An array consisting of at least three instruments can be used to measure the wave direction. A millimeter-wave radar array was deployed on a fixed T-shaped rigid structure on the bridge deck, with the array distributed in an isosceles triangle configuration, as shown in
Figure 15. According to spatial sampling theory, radars spaced 3 m apart cannot accurately capture waves with wavelengths below 3 m. Therefore, in order to correctly measure high-frequency waves, the array size should not be too large. The plane of the millimeter-wave radar array was positioned parallel to the sea surface, and its emitted electromagnetic waves incident vertically onto the sea surface, resulting in the strongest reflection intensity. The millimeter-wave radar array recorded the vertical distance to the sea surface, and the wave spectrum was obtained using the periodogram method, while the wave direction spectrum was obtained using the BDM method. The measured wave direction spectrum was compared with the actual conditions.
Figure 16a shows the distribution of the millimeter-wave radar array, and
Figure 16b shows the actual propagation direction of the waves in the field. The direction was defined such that northward corresponded to 0°, and waves propagating eastward corresponded to 90°.

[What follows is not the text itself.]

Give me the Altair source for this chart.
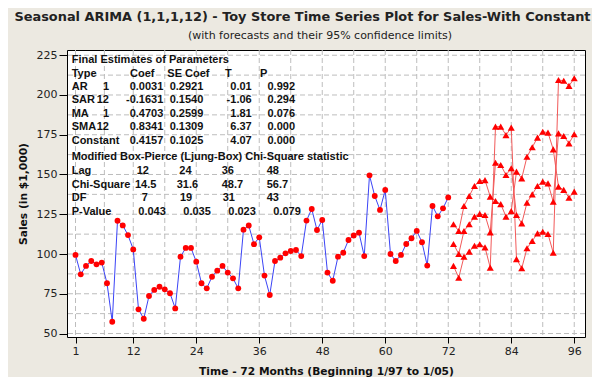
import altair as alt
import pandas as pd

# ---------------- data ----------------
months = list(range(1, 73))
sales = [99.4, 87.2, 92.5, 95.6, 93.5, 94.6, 81.6, 57.4, 120.9, 118.0, 111.9, 102.9,
         65.2, 59.3, 73.6, 77.4, 79.4, 77.8, 75.3, 65.8, 98.3, 103.8, 103.8, 95.2,
         81.6, 78.4, 85.7, 89.5, 92.5, 88.3, 84.7, 78.4, 115.3, 117.9, 106.2, 110.5,
         86.4, 74.2, 95.6, 97.7, 100.4, 101.9, 102.5, 98.7, 121.0, 128.3, 115.1, 121.4,
         88.3, 83.2, 98.3, 100.8, 108.8, 111.7, 113.4, 98.7, 149.5, 136.5, 127.7, 140.3,
         100.0, 95.6, 99.4, 106.3, 109.9, 114.5, 107.4, 92.7, 130.2, 123.7, 128.7, 135.6]

fc_months = list(range(73, 97))
upper = [118.7, 114.5, 130.2, 136.5, 142.8, 145.9, 146.5, 136.1,
         180.1, 180.1, 174.8, 179.5, 151.8, 147.6, 161.2, 167.1,
         173.2, 176.9, 176.3, 165.8, 209.4, 209.0, 205.7, 210.5]
forecast = [106.3, 100.0, 114.5, 118.7, 123.5, 125.2, 124.5, 113.6,
            157.4, 156.0, 149.7, 153.9, 124.5, 119.3, 132.3, 137.5,
            142.8, 145.5, 144.4, 132.9, 175.9, 174.2, 169.6, 175.3]
lower = [92.5, 85.1, 98.3, 101.5, 105.2, 106.1, 104.2, 91.4,
         133.3, 131.4, 123.5, 127.0, 96.8, 91.0, 103.6, 108.2,
         113.0, 114.0, 112.6, 100.8, 142.4, 140.3, 135.4, 139.2]

x_ticks = [1, 12, 24, 36, 48, 60, 72, 84, 96]
x_grid = [1, 6.5, 12, 18, 24, 30, 36, 42, 48, 54, 60, 66, 72, 78, 84, 90, 96]
y_ticks = [50, 75, 100, 125, 150, 175, 200, 225]
y_grid = [50, 62.5, 75, 87.5, 100, 112.5, 125, 137.5, 150, 162.5, 175, 187.5, 200, 212.5, 225]

title_text = "Seasonal ARIMA (1,1,1,12) - Toy Store Time Series Plot for Sales-With Constant"
subtitle_text = "(with forecasts and their 95% confidence limits)"
x_title = "Time - 72 Months (Beginning 1/97 to 1/05)"
y_title = "Sales (in $1,000)"

param_head = ["Type", "Coef", "SE Coef", "T", "P"]
param_rows = [
    ["AR", "1", "0.0031", "0.2921", "0.01", "0.992"],
    ["SAR", "12", "-0.1631", "0.1540", "-1.06", "0.294"],
    ["MA", "1", "0.4703", "0.2599", "1.81", "0.076"],
    ["SMA", "12", "0.8341", "0.1309", "6.37", "0.000"],
    ["Constant", "", "0.4157", "0.1025", "4.07", "0.000"],
]
lb_rows = [
    ["Lag", "12", "24", "36", "48"],
    ["Chi-Square", "14.5", "31.6", "48.7", "56.7"],
    ["DF", "7", "19", "31", "43"],
    ["P-Value", "0.043", "0.035", "0.023", "0.079"],
]

# ---------------- tables ----------------
hist = pd.DataFrame({"t": months, "v": sales})

# the reference connects the bands with crossing lines at the seasonal jumps
pathA = upper[0:8] + lower[8:12] + upper[12:20] + lower[20:24]
pathC = lower[0:8] + upper[8:12] + lower[12:20] + upper[20:24]
fc_lines = pd.DataFrame({
    "t": fc_months * 3,
    "v": pathA + forecast + pathC,
    "path": ["A"] * 24 + ["B"] * 24 + ["C"] * 24,
})
fc_pts = pd.DataFrame({"t": fc_months * 3, "v": upper + forecast + lower})

# ---------------- styling ----------------
FONT = "DejaVu Sans"
TFONT = "Liberation Sans"
W, H = 518, 287
xs = alt.Scale(domain=[-0.62, 98.05], nice=False, zero=False)
ys = alt.Scale(domain=[47.8, 228.3], nice=False, zero=False)

x_axis = alt.Axis(values=x_ticks, grid=False, domain=False, ticks=True, tickSize=6,
                  tickColor="#000", labelFont=FONT, labelFontSize=11, labelColor="#222",
                  labelPadding=2, labelFlush=False, labelOverlap=False,
                  title=x_title, titleFont=FONT, titleFontSize=10.7, titleFontWeight="bold",
                  titleColor="#111", titleY=34, titleBaseline="middle")
y_axis = alt.Axis(values=y_ticks, grid=False, domain=False, ticks=True, tickSize=8,
                  tickColor="#000", labelFont=FONT, labelFontSize=11, labelColor="#222",
                  labelPadding=2, labelFlush=False, labelOverlap=False,
                  title=y_title, titleFont=FONT, titleFontSize=10.7, titleFontWeight="bold",
                  titleColor="#111", titleX=-44, titleY=H / 2, titleAngle=-90,
                  titleBaseline="middle", titleAlign="center")

X = alt.X("t:Q", scale=xs, axis=x_axis)
Y = alt.Y("v:Q", scale=ys, axis=y_axis)

grid_style = dict(color="#BDBDBD", strokeDash=[5, 3], strokeWidth=1)
vgrid = alt.Chart(pd.DataFrame({"t": x_grid})).mark_rule(**grid_style).encode(x=X)
hgrid = alt.Chart(pd.DataFrame({"v": y_grid})).mark_rule(**grid_style).encode(y=Y)

blue_line = alt.Chart(hist).mark_line(color="#3B44F6", strokeWidth=1).encode(x=X, y=Y)
blue_pts = alt.Chart(hist).mark_point(filled=True, shape="circle", size=34,
                                      color="#FF0000", opacity=1).encode(x=X, y=Y)
red_lines = alt.Chart(fc_lines).mark_line(color="#F25A5A", strokeWidth=1).encode(
    x=X, y=Y, detail="path:N")
red_tri = alt.Chart(fc_pts).mark_point(filled=True, shape="triangle-up", size=50,
                                       color="#FF0000", opacity=1).encode(x=X, y=Y)

one = pd.DataFrame({"a": [0]})
OX, OY = 67, 50  # page position of plot origin


def txt(s, px, py, size=11, weight="bold", align="left", color="#111", font=TFONT):
    return alt.Chart(one).mark_text(text=s, font=font, fontSize=size, fontWeight=weight,
                                    align=align, baseline="middle", color=color).encode(
        x=alt.value(px - OX), y=alt.value(py - OY))


texts = [
    txt(title_text, 302.5, 17, size=12.9, align="center", color="#222", font=FONT),
    txt(subtitle_text, 320, 36, size=11, weight="normal", align="center", color="#222", font=FONT),
    txt("Final Estimates of Parameters", 71.7, 60),
]
# parameter table
head_x = [71.7, 130, 167.3, 225, 260]
for s, hx in zip(param_head, head_x):
    texts.append(txt(s, hx, 74))
row_y = [87, 100.3, 113.5, 127, 140.7]
for r, ry in zip(param_rows, row_y):
    texts.append(txt(r[0], 71.7, ry))
    if r[1]:
        texts.append(txt(r[1], 109, ry, align="right"))
    for s, rx in zip(r[2:], [163.3, 203.3, 251.7, 295]):
        texts.append(txt(s, rx, ry, align="right"))
# Ljung-Box table
texts.append(txt("Modified Box-Pierce (Ljung-Box) Chi-Square statistic", 71.7, 157.3))
lb_y = [170.7, 185, 198.3, 212.3]
lb_x = [[136.7, 179.3, 221.7, 266.7],
        [135, 176.7, 221.7, 266.7],
        [141.7, 180, 222.7, 266.7],
        [138.3, 183.3, 228.3, 273.3]]
for r, ry, xs_ in zip(lb_rows, lb_y, lb_x):
    texts.append(txt(r[0], 71.7, ry))
    for s, rx in zip(r[1:], xs_):
        texts.append(txt(s, rx, ry))

chart = alt.layer(vgrid, hgrid, blue_line, red_lines, red_tri, blue_pts, *texts).properties(
    width=W, height=H, background="#ECE9E1",
    padding={"left": 59, "top": 42, "right": 7, "bottom": 40},
    autosize=alt.AutoSizeParams(type="none"),
).configure_view(fill="white", stroke="#000", strokeWidth=1)

chart.save("out.html", embed_options={"renderer": "svg", "actions": False})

Figure 16c represents the wave direction spectrum of the millimeter-wave radar array measurements, while
Figure 16d displays the polar coordinate form of the measured wave direction spectrum. It can be observed that the direction distribution was primarily in the northeast direction, with the peak energy located at approximately 15° east of north, consistent with the actual wave direction. The measured marine area is located in the nearshore region, where in addition to waves propagating from the ocean toward the coast, waves are reflected from the coastline into the sea. The irregularities in the nearshore seabed topography and coastline can influence the propagation direction of the waves, resulting in variations and uncertainties in wave direction. In addition, the interaction between waves in the nearshore region can lead to phenomena such as wave reflection and interference, further increasing the complexity of the wave direction.